Cette bataille juridique a été dure et usante. « Dès lors que j’ai assigné, j’ai subi des pressions de plus en plus fortes et ces pressions se sont transformées en harcèlement, ce qui m’a conduit à un arrêt de travail. Lorsque j’ai pu reprendre, mon employeur m’a proposé un autre emploi mais on m’a en fait, mise au placard. Il m’a confié une mission qui a duré deux ans et demi, je n’avais quasiment aucune activité et le peu d’activité que j’avais à effectuer aurait pu être confié à collégien. »
 

« Dans l’entreprise tout le monde sait qu’il y a des inégalités, mais les collègues ont peur d’être embêtés par la direction s’ils montrent un soutien trop visible ».

« J’ai eu des soutiens, mais cachés » confie-t-elle. Dans l’entreprise tout le monde sait qu’il y a des inégalités mais les collègues ont peur d’être affectés s’ils montrent un soutien trop visible. » Anita Pujo raconte l’histoire d’autres personnes qui étaient, elles aussi, victimes de ne pas pouvoir revendiquer leurs droits sans peur d’être lésées : « Des femmes venaient me voir, je leur montrais le bilan social de l’entreprise et je leur disais voici où tu te situes, voici ce que gagnent les hommes de ta catégorie, voilà donc ce que tu peux demander. Elles me disaient « non je ne vais pas demander ce salaire parce que si j’ai le poste c’est déjà bien et je ne veux surtout pas d’ennuis. »

 

« Il ne faut pas se contenter du droit du travail. Il faut créer une juridiction dédiée au droit des femmes »

André Gattolin, sénateur de la République en Marche, des Hauts-de-Seine, est effaré par le témoignage d’Anita Pujo. Pour lui, tout reste à faire même si des mesures législatives ont été prises et certains progrès commencent à être visibles : « En 2018, il y a eu la création de l’index de l’égalité professionnelle qui se base sur des normes internationales. Cela commence à porter ses fruits puisque l’on constate des évolutions et surtout on entre maintenant dans des logiques où l’on peut sanctionner des entreprises. Il y a eu plus de 12 000 contrôles réalisés et 300 sanctions exercées. Il faut maintenant rendre publics ces éléments. »

Si des salariés ont parfois l’énergie, la hardiesse et les soutiens moraux et financiers pour dénoncer les entreprises qui contreviennent à la loi, la plupart d’entre eux renoncent devant l’immensité et la difficulté de la tâche. Anita Pujo, elle, n’y a pas vraiment pensé avant d’entamer un combat juridique qui a été très éprouvant. « Je comprends que les femmes n’osent pas se battre, ça a été tellement violent pour moi, j’ai reçu des menaces, et les longues années de procédures m’ont coûté mon poste et ont dégradé ma santé ». Selon elle, il faudrait donner plus de pouvoir à l’inspection du travail et permettre aux salariées de la saisir sans aller devant un tribunal, et pourquoi pas de créer une juridiction spéciale.

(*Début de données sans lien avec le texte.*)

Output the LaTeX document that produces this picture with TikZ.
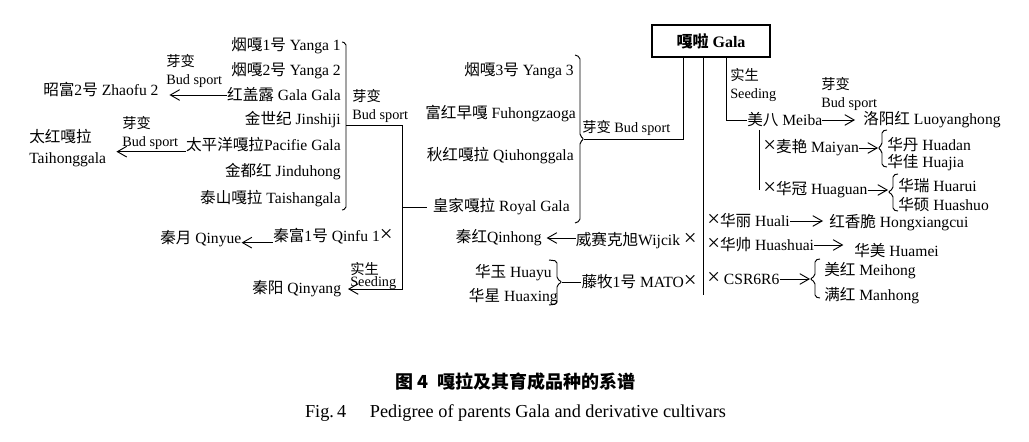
\documentclass[tikz,border=0pt]{standalone}
\usepackage{fontspec}
\setmainfont{Liberation Serif}
\newfontfamily\zhfont{Noto Sans CJK SC}
\newcommand\zh[1]{{\zhfont #1}}
\newcommand\crs{{\fontsize{17}{14}\selectfont ×}}
\usetikzlibrary{arrows.meta}

\begin{document}
\begin{tikzpicture}[x=0.75pt,y=-0.75pt,
  txt/.style={inner sep=0pt,font=\fontsize{11.7}{14}\selectfont},
  lab/.style={inner sep=0pt,align=left,font=\fontsize{10.7}{13}\selectfont},
  arr/.style={-{Straight Barb[length=7pt,width=8pt]},line width=0.7pt},
  ln/.style={line width=0.7pt},
  brk/.style={line width=0.7pt,rounded corners=1.5pt}]
  \useasboundingbox (0,0) rectangle (1029,442);

  \node[txt,anchor=east] (ya1) at (341,46) {\zh{烟嘎}1\zh{号} Yanga 1};
  \node[txt,anchor=east] (ya2) at (341,71) {\zh{烟嘎}2\zh{号} Yanga 2};
  \node[txt,anchor=east] (gg) at (341,95) {\zh{红盖露} Gala Gala};
  \node[txt,anchor=east] (jsj) at (341,120) {\zh{金世纪} Jinshiji};
  \node[txt,anchor=east] (pac) at (341,145) {\zh{太平洋嘎拉}Pacifie Gala};
  \node[txt,anchor=east] (jdh) at (341,172) {\zh{金都红} Jinduhong};
  \node[txt,anchor=east] (tsg) at (341,199) {\zh{泰山嘎拉} Taishangala};
  \node[txt,anchor=west] (zf2) at (43,90) {\zh{昭富}2\zh{号} Zhaofu 2};
  \node[lab,anchor=west] (bs1) at (166,71) {\zh{芽变}\\Bud sport};
  \node[txt,anchor=west,align=left,font=\fontsize{11.7}{15.5}\selectfont] (thg) at (29,148) {\zh{太红嘎拉}\\Taihonggala};
  \node[lab,anchor=west] (bs2) at (122,133) {\zh{芽变}\\Bud sport};
  \node[lab,anchor=west] (bs3) at (352,106) {\zh{芽变}\\Bud sport};
  \node[txt,anchor=west] (qf) at (273,236) {\zh{秦富}1\zh{号} Qinfu 1\crs};
  \node[txt,anchor=west] (qyue) at (160,239) {\zh{秦月} Qinyue};
  \node[txt,anchor=west] (qyang) at (252,289) {\zh{秦阳} Qinyang};
  \node[lab,anchor=west,font=\fontsize{10.7}{9}\selectfont] (sd1) at (350,276) {\zh{实生}\\Seeding};

  \node[txt,anchor=east] (ya3) at (574,71) {\zh{烟嘎}3\zh{号} Yanga 3};
  \node[txt,anchor=east] (fhz) at (576,114) {\zh{富红早嘎} Fuhongzaoga};
  \node[txt,anchor=east] (qhg) at (574,156) {\zh{秋红嘎拉} Qiuhonggala};
  \node[txt,anchor=east] (rg) at (570,207) {\zh{皇家嘎拉} Royal Gala};
  \node[lab,anchor=west] (bs4) at (582,128) {\zh{芽变} Bud sport};
  \node[draw,line width=0.8pt,minimum width=88.5pt,minimum height=24pt,inner sep=0pt,
    font=\bfseries\fontsize{12}{14}\selectfont] (gala) at (711,41) {\zh{嘎啦} Gala\hspace{13.5pt}};

  \node[lab,anchor=west] (sd2) at (730,85) {\zh{实生}\\Seeding};
  \node[txt,anchor=west] (mb) at (747,120) {\zh{美八} Meiba};
  \node[lab,anchor=west] (bs5) at (821,94) {\zh{芽变}\\Bud sport};
  \node[txt,anchor=west] (lyh) at (863,120) {\zh{洛阳红} Luoyanghong};
  \node[txt,anchor=west] (my) at (763,148) {\crs\zh{麦艳} Maiyan};
  \node[txt,anchor=west] (hd) at (887,145) {\zh{华丹} Huadan};
  \node[txt,anchor=west] (hj) at (887,163) {\zh{华佳} Huajia};
  \node[txt,anchor=west] (hgn) at (763,190) {\crs\zh{华冠} Huaguan};
  \node[txt,anchor=west] (hr) at (898,186) {\zh{华瑞} Huarui};
  \node[txt,anchor=west] (hso) at (898,205) {\zh{华硕} Huashuo};
  \node[txt,anchor=west] (hl) at (707,221) {\crs\zh{华丽} Huali};
  \node[txt,anchor=west] (hxc) at (829,223) {\zh{红香脆} Hongxiangcui};
  \node[txt,anchor=west] (hsh) at (707,245) {\crs\zh{华帅} Huashuai};
  \node[txt,anchor=west] (hm) at (854,251) {\zh{华美} Huamei};
  \node[txt,anchor=west] (csr) at (707,279) {\crs{} CSR6R6};
  \node[txt,anchor=west] (mh) at (824,271) {\zh{美红} Meihong};
  \node[txt,anchor=west] (mnh) at (824,296) {\zh{满红} Manhong};

  \node[txt,anchor=east] (wj) at (697,241) {\zh{威赛克旭}Wijcik \crs};
  \node[txt,anchor=east] (qh) at (542,238) {\zh{秦红}Qinhong};
  \node[txt,anchor=east] (mato) at (697,282) {\zh{藤牧}1\zh{号} MATO\crs};
  \node[txt,anchor=east] (hy) at (552,273) {\zh{华玉} Huayu};
  \node[txt,anchor=east] (hx) at (558,297) {\zh{华星} Huaxing};

  \node[inner sep=0pt,font=\bfseries\fontsize{13.5}{15}\selectfont] (cap1) at (515.5,382) {\zh{图\ 4\ \ 嘎拉及其育成品种的系谱}};
  \node[inner sep=0pt,font=\fontsize{13.7}{15}\selectfont] (cap2) at (515.5,413) {Fig.\,4\hspace{1.3em}Pedigree of parents Gala and derivative cultivars};

  \draw[arr,shorten >=8pt] (gg.west) -- (gg.west -| zf2.east);
  \draw[arr,shorten >=7.5pt] ([yshift=-5pt]pac.west) -- ([yshift=-5pt]pac.west -| thg.east);
  \draw[arr] ([yshift=-5pt]qf.west) -- ([yshift=-5pt]qf.west -| qyue.east);

  \draw[brk] (342,42) -- (346,43) -- (346,209) -- (342,210);
  \coordinate (b1) at (346,125);
  \coordinate (k1) at (402,125);
  \draw[arr,shorten >=5pt] (b1) -- (k1) |- (qyang.east);
  \draw[ln,shorten <=4.5pt] (rg.west) -- (rg.west -| k1);

  \draw[brk] (575,55) -- (580,57) -- (580,136) -- (584,139) -- (580,142) -- (580,221) -- (575,223);
  \coordinate (b2) at (584,139);
  \coordinate (v1) at (683,139);
  \draw[ln] (b2) -- (v1) -- (v1 |- gala.south);
  \coordinate (v2) at (703,295);
  \draw[ln] (v2 |- gala.south) -- (v2);
  \coordinate (v3) at (726,118);
  \draw[ln] (v3 |- gala.south) |- (mb.west);

  \draw[arr,shorten >=6pt] (mb.east) -- (lyh.west);
  \coordinate (v4) at (759,130);
  \draw[ln] (v4) -- (v4 |- hgn.center);

  \draw[brk] (887,130) -- (882,131) -- (882,145) -- (878,148) -- (882,151) -- (882,166) -- (887,167);
  \coordinate (b3) at (878,148);
  \draw[arr] (my.east) -- (b3);
  \draw[brk] (898,174) -- (893,175) -- (893,189) -- (888,192) -- (893,195) -- (893,210) -- (898,211);
  \coordinate (b4) at (888,192);
  \draw[arr] (hgn.east) -- (hgn.east -| b4);

  \draw[arr,shorten >=4.5pt] (hl.east) -- (hl.east -| hxc.west);
  \draw[arr,shorten >=8pt] (hsh.east) -- (hsh.east -| hm.west);
  \draw[brk] (820,259) -- (815,260) -- (815,276) -- (810,279) -- (815,282) -- (815,297) -- (820,298);
  \coordinate (b5) at (810,279);
  \draw[arr] (csr.east) -- (csr.east -| b5);

  \draw[arr,shorten >=3.5pt] (wj.west |- qh.east) -- (qh.east);
  \draw[brk] (549,260) -- (557,261) -- (557,279) -- (562,282) -- (557,285) -- (557,304) -- (549,305);
  \coordinate (b6) at (562,282);
  \draw[ln] (b6) -- (mato.west);
\end{tikzpicture}
\end{document}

André Gattolin pense d’ailleurs que « ce n’est pas tout que des entreprises remplissent de statistiques, il s’agit de nommer, dénoncer et entrer dans des procédures de sanction. Cette responsabilité ne doit pas reposer sur les personnes. Ce sont les pouvoirs publics qui doivent dénoncer les entreprises qui ne respectent pas la loi. »

Mais Anita Pujo déclare qu’il faudrait être encore plus ambitieux d’un point de vue juridique : « Il ne faut pas se contenter du droit du travail. Il faut créer une juridiction dédiée au droit des femmes ». Selon elle, cela permettrait de couvrir l’ensemble de la problématique qui touche les femmes au travail, mais aussi dans le reste de la société.